ACL-Based Forwarding Example

This example demonstrates how an ACL-Based Forwarding (ABF) policy can choose to route all traffic from a source client (or clients) out a secondary Internet connection.

Required Information

Required information for this ABF Example

Item

Value

WAN1 Address

203.0.113.31/24

WAN1 Next Hop

203.0.113.1

WAN2 Address

198.51.100.231/24

WAN2 Next Hop

198.51.100.1

Client Address

10.34.0.101

This example assumes the following:

  • Interfaces already setup (WAN1, WAN2, LAN)

  • NAT configured including pools for both the WAN1 and WAN2 interface

  • Default route already in table pointed to the WAN1 next hop

  • Other setup already in place allowing the client to access Internet hosts normally through WAN1 (e.g. DHCP, DNS, etc.)

Check Client Egress

Before starting the ABF configuration, check which interface the client egresses through. Given the starting assumptions, it should egress through WAN1, and an IP address check site access from the client device should return the WAN1 address:

$ curl http://ipcheck.example.com/
Current IP Address: 203.0.113.31

This example used curl on the client, but web browsers will work similarly.

There are numerous IP address check sites around the Internet which can be used for this purpose. In many cases even using a search engine to query “what is my IP address” will show the client address.

Create an ACL

From config mode in the TNSR CLI, create ACL matching the desired traffic.
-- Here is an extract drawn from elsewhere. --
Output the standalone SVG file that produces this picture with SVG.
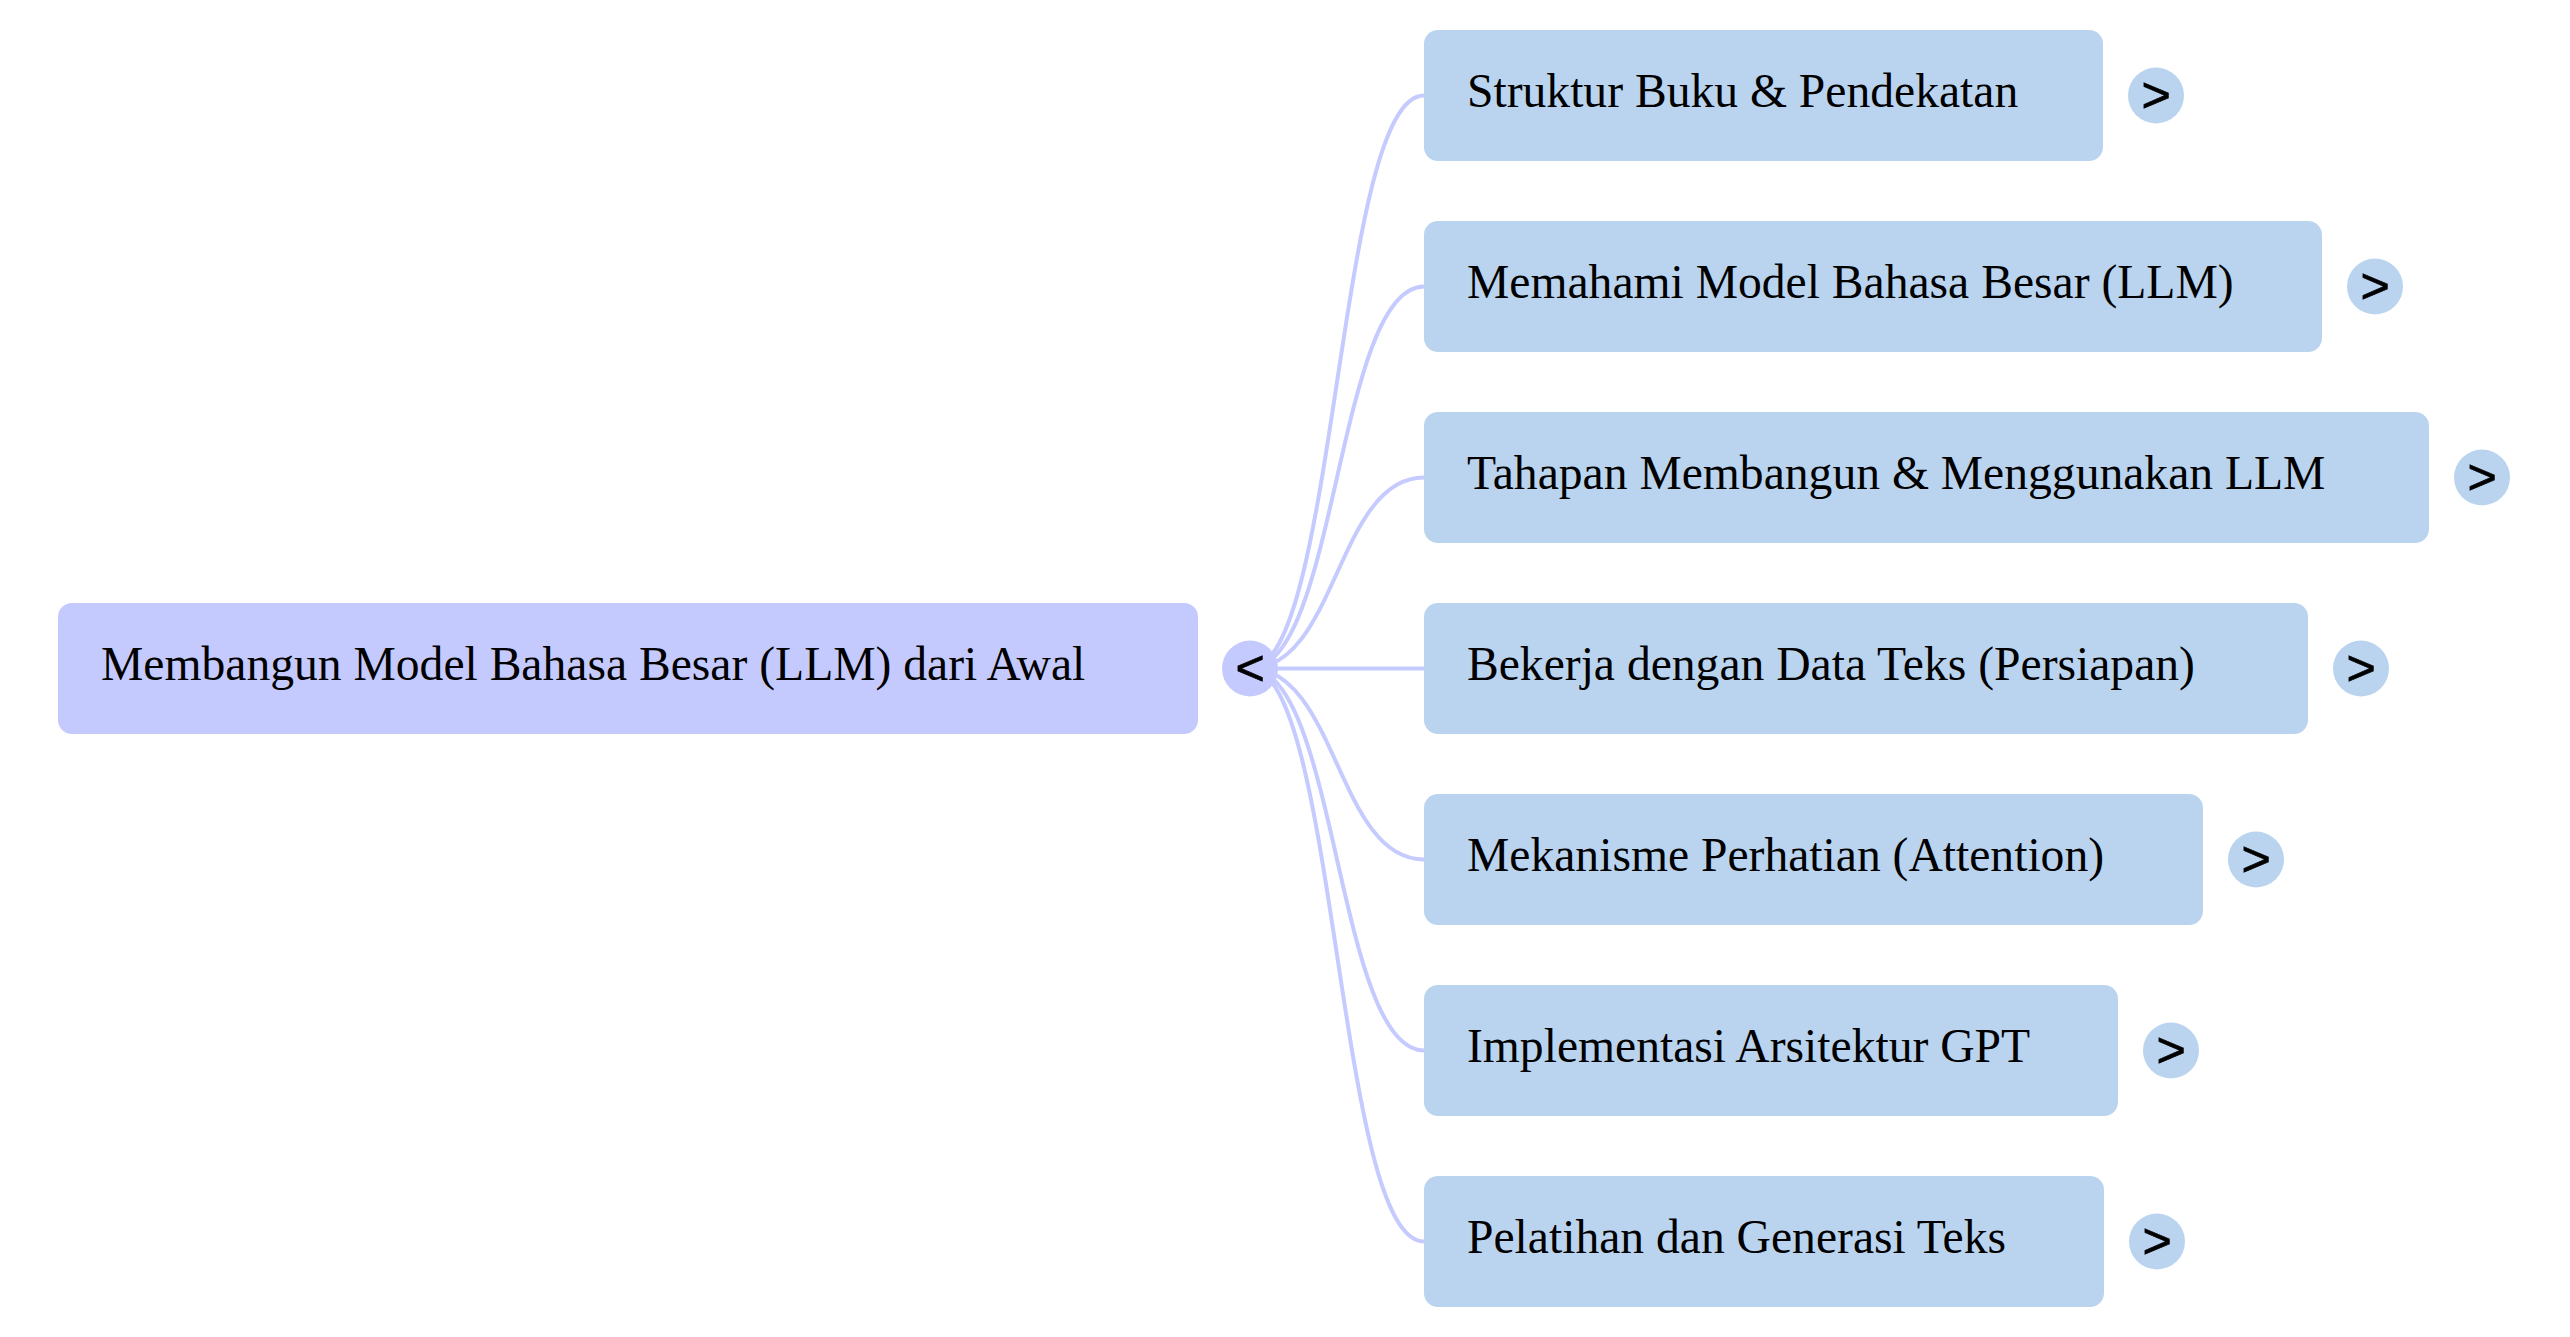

In this example, match the source address of the client which will be redirected out WAN2 by this policy.

tnsr(config)# acl wan2clients
tnsr(config-acl)# rule 10
tnsr(config-acl-rule)# action permit
tnsr(config-acl-rule)# ip-version ipv4
tnsr(config-acl-rule)# source address 10.31.0.101/32
tnsr(config-acl-rule)# exit
tnsr(config-acl)# exit

Note

Using an ACL in this way does not make any decisions on passing or blocking packets, only matching or not matching the ABF policy.

Additional rules on the same ACL can match more clients or different types of packets to direct out WAN2 as needed.

Create an ABF Policy

The next step on the TNSR CLI is to create an ABF policy using that ACL. This policy will be configured to forward traffic out WAN2 to the WAN2 next hop:

tnsr(config)# route acl-based-forwarding policy 1
tnsr(config-abf-policy)# acl wan2clients
tnsr(config-abf-policy)# ipv4-next-hop 1
tnsr(config-abf-policy-ipv4-nh)# ipv4-address 198.51.100.1
tnsr(config-abf-policy-ipv4-nh)# interface WAN2
tnsr(config-abf-policy-ipv4-nh)# exit
tnsr(config-abf-policy)# exit

Attach the ABF Policy

The last configuration step in the TNSR CLI is to attach the ABF policy to the interface where the source client is located, which in this example is LAN:

tnsr(config)# route acl-based-forwarding interface LAN
tnsr(config-abf-interface)# policy 1 ipv4 priority 10
tnsr(config-abf-interface)# exit
tnsr(config)# exit

Check Client Egress Again

With the ABF configuration completely in place, check which interface the client egresses through again. If the ABF configuration was correct, it should egress through WAN2, and an IP address check site accessed from the client should return the WAN2 address:

$ curl http://ipcheck.example.com/
Current IP Address: 198.51.100.231

Tip

If using a web browser on the client, close the browser and reopen it again before this test attempt. This ensures the browser is using a fresh session and won’t attempt to reuse the previous connection.